You are viewing a plain text version of this content. The canonical link for it is here.
Posted to dev@spark.apache.org by Michael Heuer <he...@gmail.com> on 2016/09/16 19:03:39 UTC
Re: Spark 1.x/2.x qualifiers in downstream artifact names

On Wed, Aug 24, 2016 at 12:12 PM, Sean Owen <so...@cloudera.com> wrote:

> If you're just varying versions (or things that can be controlled by a
> profile, which is most everything including dependencies), you don't
> need and probably don't want multiple POM files.
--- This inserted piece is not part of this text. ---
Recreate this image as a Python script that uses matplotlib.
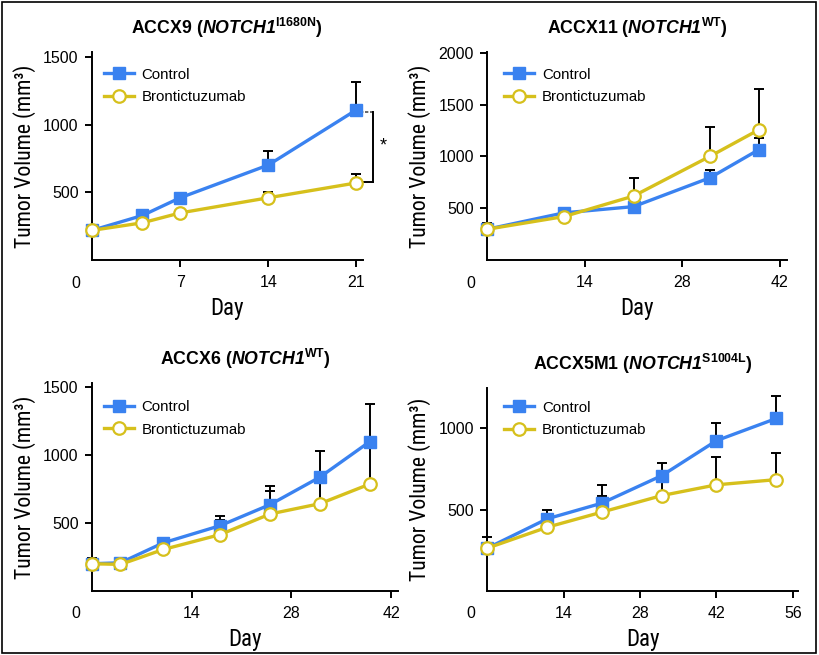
import os
import matplotlib
matplotlib.use("Agg")
import matplotlib.pyplot as plt
from matplotlib import font_manager
from matplotlib.font_manager import FontProperties
from matplotlib.patches import Rectangle
from matplotlib.transforms import offset_copy

# data (mm3), upper error bars only
days1 = [0, 4, 7, 14, 21]
ctrl1 = [219, 329, 460, 702, 1110]
ctrl1_err = [0, 36, 0, 103, 207]
bront1 = [219, 275, 348, 460, 570]
bront1_err = [0, 0, 0, 40, 64]

days2 = [0, 11, 21, 32, 39]
ctrl2 = [297, 455, 515, 794, 1065]
ctrl2_err = [58, 51, 0, 70, 112]
bront2 = [297, 419, 617, 1001, 1257]
bront2_err = [0, 0, 170, 282, 397]

days3 = [0, 4, 10, 18, 25, 32, 39]
ctrl3 = [199, 206, 353, 480, 635, 838, 1100]
ctrl3_err = [44, 37, 29, 69, 135, 189, 275]
bront3 = [199, 194, 304, 414, 566, 642, 787]
bront3_err = [0, 0, 0, 110, 167, 190, 310]

days4 = [0, 11, 21, 32, 42, 53]
ctrl4 = [262, 443, 539, 709, 924, 1061]
ctrl4_err = [68, 55, 113, 76, 107, 140]
bront4 = [262, 391, 484, 586, 652, 684]
bront4_err = [0, 0, 102, 120, 174, 162]

titles = [r"ACCX9 ($\mathbfit{NOTCH1}^{\mathbf{I1680N}}$)",
          r"ACCX11 ($\mathbfit{NOTCH1}^{\mathbf{WT}}$)",
          r"ACCX6 ($\mathbfit{NOTCH1}^{\mathbf{WT}}$)",
          r"ACCX5M1 ($\mathbfit{NOTCH1}^{\mathbf{S1004L}}$)"]
xticks = [[7, 14, 21], [14, 28, 42], [14, 28, 42], [14, 28, 42, 56]]
yticks = [[500, 1000, 1500], [500, 1000, 1500, 2000], [500, 1000, 1500], [500, 1000]]
xlims = [21.5, 43, 43, 57]
ylims = [1540, 2010, 1530, 1250]

BLUE = "#3a82f0"
YELLOW = "#d6c01c"
YLABEL = "Tumor Volume (mm³)"

plt.rcParams["font.family"] = ["Liberation Sans", "DejaVu Sans"]
plt.rcParams["mathtext.fontset"] = "custom"
plt.rcParams["mathtext.rm"] = "Liberation Sans:bold"
plt.rcParams["mathtext.bf"] = "Liberation Sans:bold"
plt.rcParams["mathtext.bfit"] = "Liberation Sans:italic:bold"
plt.rcParams["mathtext.it"] = "Liberation Sans:italic:bold"


# the axis labels in the original use a condensed face; pick one if installed
def find_narrow():
    prefs = ["liberationsansnarrow-regular", "robotocondensed-regular",
             "dejavusanscondensed.", "opensans_condensed-regular", "notosanscondensed-regular"]
    files = [f.fname for f in font_manager.fontManager.ttflist]
    for p in prefs:
        for fn in files:
            if os.path.basename(fn).lower().startswith(p):
                return fn
    return None


narrow_file = find_narrow()


def label_font(size):
    if narrow_file:
        return FontProperties(fname=narrow_file, size=size)
    return FontProperties(family="Liberation Sans", size=size)


W, H = 819, 655
fig = plt.figure(figsize=(W / 100, H / 100), dpi=100)
renderer = fig.canvas.get_renderer()

# size the y label so that it spans ~182 px like the original
probe = fig.text(0, 0, YLABEL, fontproperties=label_font(10))
wid = probe.get_window_extent(renderer).width
probe.remove()
lab_size = min(16, 10 * 182 / wid)

# axes boxes in pixels: left, right, top, bottom
boxes = [(92, 362.7, 51.7, 260), (487.3, 786.7, 51.7, 260),
         (92, 398.3, 383.3, 590.7), (487.3, 798.3, 387.7, 590.7)]
legend_off = [(12, 16), (17, 16), (12, 17), (17, 13)]

data = [(days1, ctrl1, ctrl1_err, bront1, bront1_err),
        (days2, ctrl2, ctrl2_err, bront2, bront2_err),
        (days3, ctrl3, ctrl3_err, bront3, bront3_err),
        (days4, ctrl4, ctrl4_err, bront4, bront4_err)]

axes = []
for i, (l, r, t, b) in enumerate(boxes):
    ax = fig.add_axes([l / W, 1 - b / H, (r - l) / W, (b - t) / H])
    axes.append(ax)
    days, ctrl, cerr, bront, berr = data[i]

    ax.errorbar(days, ctrl, yerr=[[0] * len(cerr), cerr], fmt="none", ecolor="k",
                elinewidth=1.4, capsize=3.3, capthick=1.4, zorder=1, clip_on=False)
    ax.errorbar(days, bront, yerr=[[0] * len(berr), berr], fmt="none", ecolor="k",
                elinewidth=1.4, capsize=3.3, capthick=1.4, zorder=1, clip_on=False)
    ax.plot(days, ctrl, color=BLUE, lw=2.4, marker="s", ms=8.5, mfc=BLUE, mec=BLUE,
            label="Control", zorder=3, clip_on=False)
    ax.plot(days, bront, color=YELLOW, lw=2.4, marker="o", ms=9, mfc="white", mec=YELLOW,
            mew=1.6, label="Brontictuzumab", zorder=4, clip_on=False)

    ax.set_xlim(0, xlims[i])
    ax.set_ylim(0, ylims[i])
    ax.set_xticks(xticks[i])
    ax.set_yticks(yticks[i])
    for s in ["top", "right"]:
        ax.spines[s].set_visible(False)
    for s in ["left", "bottom"]:
        ax.spines[s].set_linewidth(1.4)
    ax.tick_params(axis="both", direction="out", length=4.7, width=1.4, labelsize=11.5)
    ax.tick_params(axis="x", pad=6)
    ax.tick_params(axis="y", pad=5)

    ax.annotate("0", xy=(0, 0), xycoords="axes fraction", xytext=(-16, -23),
                textcoords="offset pixels", ha="center", va="center", fontsize=11.5)

    axw, axh = r - l, b - t
    ax.set_ylabel(YLABEL, fontproperties=label_font(lab_size))
    ax.yaxis.set_label_coords(-56 / axw, 0.5)
    ax.set_xlabel("Day", fontproperties=label_font(lab_size + 1))
    ax.xaxis.set_label_coords(0.5, -37 / axh)

    ax.annotate(titles[i], xy=(0.5, 1), xycoords="axes fraction", xytext=(0, 24),
                textcoords="offset pixels", ha="center", va="center",
                fontsize=12.8, fontweight="bold")

    dx, dy = legend_off[i]
    ax.legend(loc="upper left", bbox_to_anchor=(0, 1),
              bbox_transform=offset_copy(ax.transAxes, fig=fig, x=dx, y=-dy, units="dots"),
              frameon=False, fontsize=10.8, handlelength=2.0, handletextpad=0.5,
              labelspacing=0.55, borderpad=0, borderaxespad=0)

# significance bracket on ACCX9
ax = axes[0]
ax.plot([21.3, 22.3], [1095, 1095], color="0.3", lw=1.2, ls=(0, (2, 1)), clip_on=False)
ax.plot([22.3, 22.3], [1095, 578], color="k", lw=1.4, clip_on=False)
ax.plot([21.55, 22.3], [578, 578], color="k", lw=1.4, clip_on=False)
ax.text(23.1, 841, "*", ha="center", va="center", fontsize=13)

fig.patches.append(Rectangle((1.5 / W, 2 / H), (W - 4.5) / W, (H - 3.5) / H,
                             transform=fig.transFigure, fill=False, ec="k", lw=1.2))

fig.savefig("out.png", dpi=100)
Even that wouldn't
> mean you can't use classifiers.
>

It is worse (or better) than that, profiles didn't work for us in
combination with Scala 2.10/2.11, so we modify the POM in place as part of
CI and the release process.



> I have seen it used for HBase, core Hadoop. I am not sure I've seen it
> used for Spark 2 vs 1 but no reason it couldn't be. Frequently
> projects would instead declare that as of some version, Spark 2 is
> required, rather than support both. Or shim over an API difference
> with reflection if that's all there was to it. Spark does both of
> those sorts of things itself to avoid having to publish multiple
> variants at all. (Well, except for Scala 2.10 vs 2.11!)
>

We shim over Hadoop changes where necessary but the Spark changes between
1.x and 2.x are too much.

We have since resolved to deploy separate Spark 1.x and 2.x artifactIds as
described below.  Relevant pull requests:

https://github.com/bigdatagenomics/adam/pull/1123
https://github.com/bigdatagenomics/utils/pull/78

Thanks!

   michael



>
> On Wed, Aug 24, 2016 at 6:02 PM, Michael Heuer <he...@gmail.com> wrote:
> > Have you seen any successful applications of this for Spark 1.x/2.x?
> >
> > From the doc "The classifier allows to distinguish artifacts that were
> built
> > from the same POM but differ in their content."
> >
> > We'd be building from different POMs, since we'd be modifying the Spark
> > dependency version (and presumably any other dependencies that needed the
> > same Spark 1.x/2.x distinction).
> >
> >
> > On Wed, Aug 24, 2016 at 11:49 AM, Sean Owen <so...@cloudera.com> wrote:
> >>
> >> This is also what "classifiers" are for in Maven, to have variations
> >> on one artifact and version. https://maven.apache.org/pom.html
> >>
> >> It has been used to ship code for Hadoop 1 vs 2 APIs.
> >>
> >> In a way it's the same idea as Scala's "_2.xx" naming convention, with
> >> a less unfortunate implementation.
> >>
> >>
> >> On Wed, Aug 24, 2016 at 5:41 PM, Michael Heuer <he...@gmail.com>
> wrote:
> >> > Hello,
> >> >
> >> > We're a project downstream of Spark and need to provide separate
> >> > artifacts
> >> > for Spark 1.x and Spark 2.x.  Has any convention been established or
> >> > even
> >> > proposed for artifact names and/or qualifiers?
> >> >
> >> > We are currently thinking
> >> >
> >> > org.bdgenomics.adam:adam-{core,apis,cli}_2.1[0,1]  for Spark 1.x and
> >> > Scala
> >> > 2.10 & 2.11
> >> >
> >> >   and
> >> >
> >> > org.bdgenomics.adam:adam-{core,apis,cli}-spark2_2.1[0,1]  for Spark
> 1.x
> >> > and
> >> > Scala 2.10 & 2.11
> >> >
> >> > https://github.com/bigdatagenomics/adam/issues/1093
> >> >
> >> >
> >> > Thanks in advance,
> >> >
> >> >    michael
> >
> >
>